- _Given request_: Find and copy each line of the records where the string "script" shows up.

- _Provided information_:
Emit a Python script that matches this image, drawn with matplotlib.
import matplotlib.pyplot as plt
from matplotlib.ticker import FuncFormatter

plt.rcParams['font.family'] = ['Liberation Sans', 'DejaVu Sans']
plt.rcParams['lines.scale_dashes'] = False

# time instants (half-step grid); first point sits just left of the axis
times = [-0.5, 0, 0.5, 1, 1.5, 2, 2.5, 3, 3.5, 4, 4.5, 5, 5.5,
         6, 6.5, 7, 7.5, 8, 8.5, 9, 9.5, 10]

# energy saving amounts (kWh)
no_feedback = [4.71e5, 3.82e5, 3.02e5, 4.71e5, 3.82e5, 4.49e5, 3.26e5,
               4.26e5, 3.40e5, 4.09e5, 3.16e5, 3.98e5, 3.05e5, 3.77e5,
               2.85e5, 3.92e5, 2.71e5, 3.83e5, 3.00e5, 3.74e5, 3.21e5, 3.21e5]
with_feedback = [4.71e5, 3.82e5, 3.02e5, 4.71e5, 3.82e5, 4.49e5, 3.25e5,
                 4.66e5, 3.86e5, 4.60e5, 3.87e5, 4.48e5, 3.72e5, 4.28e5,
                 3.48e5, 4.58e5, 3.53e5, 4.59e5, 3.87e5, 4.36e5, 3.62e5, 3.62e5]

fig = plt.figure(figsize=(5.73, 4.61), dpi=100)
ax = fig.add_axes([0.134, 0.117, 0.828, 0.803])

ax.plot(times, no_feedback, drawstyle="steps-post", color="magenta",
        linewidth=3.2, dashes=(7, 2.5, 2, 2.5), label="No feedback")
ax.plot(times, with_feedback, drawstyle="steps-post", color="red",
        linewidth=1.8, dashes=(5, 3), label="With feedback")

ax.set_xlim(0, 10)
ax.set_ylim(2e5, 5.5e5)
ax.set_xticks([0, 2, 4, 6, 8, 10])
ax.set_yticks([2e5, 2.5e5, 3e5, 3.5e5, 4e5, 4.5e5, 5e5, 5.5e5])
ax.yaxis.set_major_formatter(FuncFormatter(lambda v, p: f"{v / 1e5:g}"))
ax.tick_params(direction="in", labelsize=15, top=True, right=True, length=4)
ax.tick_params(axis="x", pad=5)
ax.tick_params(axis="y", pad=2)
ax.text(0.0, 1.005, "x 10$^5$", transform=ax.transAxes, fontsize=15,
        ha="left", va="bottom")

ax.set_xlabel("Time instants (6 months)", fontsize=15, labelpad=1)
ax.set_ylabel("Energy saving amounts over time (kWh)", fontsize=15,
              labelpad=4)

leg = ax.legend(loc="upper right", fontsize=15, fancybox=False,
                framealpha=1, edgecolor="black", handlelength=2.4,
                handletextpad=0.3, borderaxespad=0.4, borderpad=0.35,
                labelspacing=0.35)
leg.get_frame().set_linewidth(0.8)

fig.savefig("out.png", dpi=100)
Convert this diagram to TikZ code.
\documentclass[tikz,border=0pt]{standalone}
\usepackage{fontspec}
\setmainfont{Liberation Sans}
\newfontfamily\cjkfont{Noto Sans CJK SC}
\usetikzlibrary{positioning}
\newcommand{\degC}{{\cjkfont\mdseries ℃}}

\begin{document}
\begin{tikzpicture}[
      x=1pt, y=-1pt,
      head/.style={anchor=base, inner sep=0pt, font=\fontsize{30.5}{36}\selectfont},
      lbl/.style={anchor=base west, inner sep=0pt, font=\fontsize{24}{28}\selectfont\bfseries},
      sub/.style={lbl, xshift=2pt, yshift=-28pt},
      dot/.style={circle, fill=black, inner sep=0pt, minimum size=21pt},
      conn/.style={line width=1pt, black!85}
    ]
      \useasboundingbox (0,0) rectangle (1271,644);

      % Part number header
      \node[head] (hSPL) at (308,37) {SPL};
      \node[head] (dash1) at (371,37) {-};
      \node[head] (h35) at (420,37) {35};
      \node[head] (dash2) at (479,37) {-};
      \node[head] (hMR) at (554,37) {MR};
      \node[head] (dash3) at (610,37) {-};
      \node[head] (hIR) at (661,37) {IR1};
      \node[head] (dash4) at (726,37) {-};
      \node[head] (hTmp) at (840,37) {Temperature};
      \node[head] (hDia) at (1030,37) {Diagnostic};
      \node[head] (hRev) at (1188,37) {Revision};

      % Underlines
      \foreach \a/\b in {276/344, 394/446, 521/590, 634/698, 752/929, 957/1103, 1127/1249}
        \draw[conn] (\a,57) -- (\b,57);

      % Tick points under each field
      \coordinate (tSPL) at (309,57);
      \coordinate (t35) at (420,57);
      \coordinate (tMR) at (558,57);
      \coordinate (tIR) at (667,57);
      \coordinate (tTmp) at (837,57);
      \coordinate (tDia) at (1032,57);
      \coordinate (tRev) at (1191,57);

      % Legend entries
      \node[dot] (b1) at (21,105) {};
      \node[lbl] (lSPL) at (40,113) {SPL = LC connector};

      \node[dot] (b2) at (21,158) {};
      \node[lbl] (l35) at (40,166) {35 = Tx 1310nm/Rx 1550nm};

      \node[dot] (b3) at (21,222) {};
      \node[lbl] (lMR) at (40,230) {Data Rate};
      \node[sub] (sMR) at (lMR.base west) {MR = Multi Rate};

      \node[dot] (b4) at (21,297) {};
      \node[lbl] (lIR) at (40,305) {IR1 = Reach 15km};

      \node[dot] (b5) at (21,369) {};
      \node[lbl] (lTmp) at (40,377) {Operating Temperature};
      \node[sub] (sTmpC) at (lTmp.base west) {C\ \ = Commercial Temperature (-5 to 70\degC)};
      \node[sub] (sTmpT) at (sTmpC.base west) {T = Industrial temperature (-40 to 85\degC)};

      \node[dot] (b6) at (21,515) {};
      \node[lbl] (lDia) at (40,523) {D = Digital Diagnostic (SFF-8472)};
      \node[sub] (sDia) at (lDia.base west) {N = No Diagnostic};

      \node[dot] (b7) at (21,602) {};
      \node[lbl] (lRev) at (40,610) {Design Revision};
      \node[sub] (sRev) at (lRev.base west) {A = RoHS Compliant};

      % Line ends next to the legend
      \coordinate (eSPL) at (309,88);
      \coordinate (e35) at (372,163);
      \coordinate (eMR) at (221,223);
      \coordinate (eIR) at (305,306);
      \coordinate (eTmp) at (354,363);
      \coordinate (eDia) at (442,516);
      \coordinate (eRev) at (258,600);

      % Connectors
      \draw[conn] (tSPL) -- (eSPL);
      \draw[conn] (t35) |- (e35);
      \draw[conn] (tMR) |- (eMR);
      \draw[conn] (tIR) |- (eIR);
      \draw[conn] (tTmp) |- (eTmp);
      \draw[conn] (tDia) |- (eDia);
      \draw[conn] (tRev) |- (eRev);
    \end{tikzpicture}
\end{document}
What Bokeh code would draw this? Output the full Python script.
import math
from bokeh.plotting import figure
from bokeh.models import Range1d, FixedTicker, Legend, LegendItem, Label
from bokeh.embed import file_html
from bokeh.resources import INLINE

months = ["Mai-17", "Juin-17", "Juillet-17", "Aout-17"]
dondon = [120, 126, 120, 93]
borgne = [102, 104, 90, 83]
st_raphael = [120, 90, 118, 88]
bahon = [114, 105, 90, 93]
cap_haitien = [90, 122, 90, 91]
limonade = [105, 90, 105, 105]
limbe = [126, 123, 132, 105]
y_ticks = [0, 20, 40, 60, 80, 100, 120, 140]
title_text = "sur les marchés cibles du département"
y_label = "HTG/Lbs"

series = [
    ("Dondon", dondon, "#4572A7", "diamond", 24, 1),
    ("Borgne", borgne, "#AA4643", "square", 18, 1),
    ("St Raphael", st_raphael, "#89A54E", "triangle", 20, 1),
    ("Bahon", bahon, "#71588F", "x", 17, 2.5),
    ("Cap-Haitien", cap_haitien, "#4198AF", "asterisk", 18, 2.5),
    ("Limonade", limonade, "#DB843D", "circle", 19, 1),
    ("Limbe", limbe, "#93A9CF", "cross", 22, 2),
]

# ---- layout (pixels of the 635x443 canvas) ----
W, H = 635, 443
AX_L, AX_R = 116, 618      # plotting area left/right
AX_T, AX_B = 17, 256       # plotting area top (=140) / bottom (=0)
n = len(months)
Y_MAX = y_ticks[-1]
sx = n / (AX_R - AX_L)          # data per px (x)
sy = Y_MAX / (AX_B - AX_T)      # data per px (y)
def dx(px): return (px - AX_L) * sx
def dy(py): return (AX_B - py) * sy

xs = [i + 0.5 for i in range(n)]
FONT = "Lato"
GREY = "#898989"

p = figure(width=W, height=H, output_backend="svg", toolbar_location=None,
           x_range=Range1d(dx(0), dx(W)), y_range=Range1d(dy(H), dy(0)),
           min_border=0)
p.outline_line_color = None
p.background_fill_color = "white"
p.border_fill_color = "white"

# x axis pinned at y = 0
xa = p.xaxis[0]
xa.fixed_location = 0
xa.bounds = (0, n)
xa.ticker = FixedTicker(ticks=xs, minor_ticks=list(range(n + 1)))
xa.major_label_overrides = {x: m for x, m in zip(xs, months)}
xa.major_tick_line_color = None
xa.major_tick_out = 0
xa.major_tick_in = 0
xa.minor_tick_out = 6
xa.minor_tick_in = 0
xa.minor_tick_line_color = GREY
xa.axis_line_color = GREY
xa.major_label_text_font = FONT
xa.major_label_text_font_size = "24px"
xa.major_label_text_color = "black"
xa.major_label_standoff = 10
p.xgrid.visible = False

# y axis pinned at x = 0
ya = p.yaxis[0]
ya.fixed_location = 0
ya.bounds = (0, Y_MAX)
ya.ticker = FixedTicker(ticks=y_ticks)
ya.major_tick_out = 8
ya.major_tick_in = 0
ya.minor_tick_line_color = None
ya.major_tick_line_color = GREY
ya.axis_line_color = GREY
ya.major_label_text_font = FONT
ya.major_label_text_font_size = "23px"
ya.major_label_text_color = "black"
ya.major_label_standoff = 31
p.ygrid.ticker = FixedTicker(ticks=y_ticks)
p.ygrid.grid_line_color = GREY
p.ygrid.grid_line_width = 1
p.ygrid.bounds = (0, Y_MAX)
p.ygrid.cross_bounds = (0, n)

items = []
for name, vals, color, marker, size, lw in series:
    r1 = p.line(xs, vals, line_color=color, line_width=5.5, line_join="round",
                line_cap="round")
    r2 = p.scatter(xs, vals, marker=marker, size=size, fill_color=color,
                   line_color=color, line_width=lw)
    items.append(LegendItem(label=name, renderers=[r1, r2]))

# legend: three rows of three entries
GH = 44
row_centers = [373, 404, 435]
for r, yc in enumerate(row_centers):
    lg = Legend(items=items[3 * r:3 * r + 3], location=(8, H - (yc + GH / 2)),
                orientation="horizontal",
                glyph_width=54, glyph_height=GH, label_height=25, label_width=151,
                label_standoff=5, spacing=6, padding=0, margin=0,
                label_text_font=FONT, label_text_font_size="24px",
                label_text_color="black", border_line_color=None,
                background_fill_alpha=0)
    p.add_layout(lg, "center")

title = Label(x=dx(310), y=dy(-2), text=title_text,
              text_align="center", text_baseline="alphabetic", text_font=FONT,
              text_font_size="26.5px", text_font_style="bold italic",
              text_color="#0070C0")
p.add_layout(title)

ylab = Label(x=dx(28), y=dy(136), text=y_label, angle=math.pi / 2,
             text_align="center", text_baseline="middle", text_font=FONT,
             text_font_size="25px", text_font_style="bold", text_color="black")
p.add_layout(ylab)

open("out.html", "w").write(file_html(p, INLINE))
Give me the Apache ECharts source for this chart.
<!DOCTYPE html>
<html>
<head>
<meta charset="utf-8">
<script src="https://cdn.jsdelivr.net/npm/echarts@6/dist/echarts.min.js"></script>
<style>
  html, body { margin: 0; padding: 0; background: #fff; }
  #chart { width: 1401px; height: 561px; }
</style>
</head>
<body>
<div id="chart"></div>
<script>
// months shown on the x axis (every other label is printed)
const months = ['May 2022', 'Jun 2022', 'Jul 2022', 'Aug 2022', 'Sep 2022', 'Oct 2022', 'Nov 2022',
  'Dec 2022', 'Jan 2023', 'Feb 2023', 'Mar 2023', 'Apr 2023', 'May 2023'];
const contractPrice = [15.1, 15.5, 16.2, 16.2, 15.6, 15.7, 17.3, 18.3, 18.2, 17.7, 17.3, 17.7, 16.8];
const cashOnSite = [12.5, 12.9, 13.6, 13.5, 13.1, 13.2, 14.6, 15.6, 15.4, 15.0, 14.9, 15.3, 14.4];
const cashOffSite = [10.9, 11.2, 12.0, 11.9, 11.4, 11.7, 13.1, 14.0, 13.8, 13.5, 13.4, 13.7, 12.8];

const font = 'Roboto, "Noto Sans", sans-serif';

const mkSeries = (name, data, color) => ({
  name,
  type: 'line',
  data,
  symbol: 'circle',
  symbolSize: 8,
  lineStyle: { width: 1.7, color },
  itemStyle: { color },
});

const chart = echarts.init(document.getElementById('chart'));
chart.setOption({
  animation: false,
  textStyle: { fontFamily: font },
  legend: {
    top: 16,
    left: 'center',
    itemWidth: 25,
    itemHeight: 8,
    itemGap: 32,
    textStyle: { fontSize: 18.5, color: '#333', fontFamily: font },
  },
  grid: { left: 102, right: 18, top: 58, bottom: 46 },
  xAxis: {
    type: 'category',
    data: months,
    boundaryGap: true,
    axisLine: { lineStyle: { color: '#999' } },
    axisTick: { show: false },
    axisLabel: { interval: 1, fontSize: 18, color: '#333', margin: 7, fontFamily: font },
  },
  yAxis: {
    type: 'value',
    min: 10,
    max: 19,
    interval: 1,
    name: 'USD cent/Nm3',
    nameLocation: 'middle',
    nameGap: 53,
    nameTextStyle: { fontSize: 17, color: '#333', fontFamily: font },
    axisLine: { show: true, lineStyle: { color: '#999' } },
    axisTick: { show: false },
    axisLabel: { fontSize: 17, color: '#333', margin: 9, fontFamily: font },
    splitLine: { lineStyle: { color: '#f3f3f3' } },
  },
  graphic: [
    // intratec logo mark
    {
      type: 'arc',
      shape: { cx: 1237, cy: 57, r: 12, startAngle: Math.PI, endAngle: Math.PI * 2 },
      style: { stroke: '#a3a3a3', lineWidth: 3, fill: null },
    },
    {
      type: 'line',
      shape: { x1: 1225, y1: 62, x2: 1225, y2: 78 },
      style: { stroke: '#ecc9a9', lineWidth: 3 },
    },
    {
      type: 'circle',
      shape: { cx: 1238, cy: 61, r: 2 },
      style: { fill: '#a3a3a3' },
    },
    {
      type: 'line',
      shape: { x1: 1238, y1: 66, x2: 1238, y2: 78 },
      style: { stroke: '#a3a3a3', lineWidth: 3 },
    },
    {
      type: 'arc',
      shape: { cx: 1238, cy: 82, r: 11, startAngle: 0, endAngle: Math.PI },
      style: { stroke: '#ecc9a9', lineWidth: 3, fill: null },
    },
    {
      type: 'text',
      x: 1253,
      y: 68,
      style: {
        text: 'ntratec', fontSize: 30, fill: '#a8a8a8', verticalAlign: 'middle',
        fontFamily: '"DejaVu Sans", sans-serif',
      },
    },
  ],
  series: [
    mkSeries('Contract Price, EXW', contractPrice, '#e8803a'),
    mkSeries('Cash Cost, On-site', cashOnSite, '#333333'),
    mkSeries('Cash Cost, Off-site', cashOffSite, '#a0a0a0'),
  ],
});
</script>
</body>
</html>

- _Task solution_:
Emit a Python script that matches this image, drawn with matplotlib.
What Bokeh code would draw this? Output the full Python script.
<script src="https://cdn.jsdelivr.net/npm/echarts@6/dist/echarts.min.js"></script>
<script>
</script>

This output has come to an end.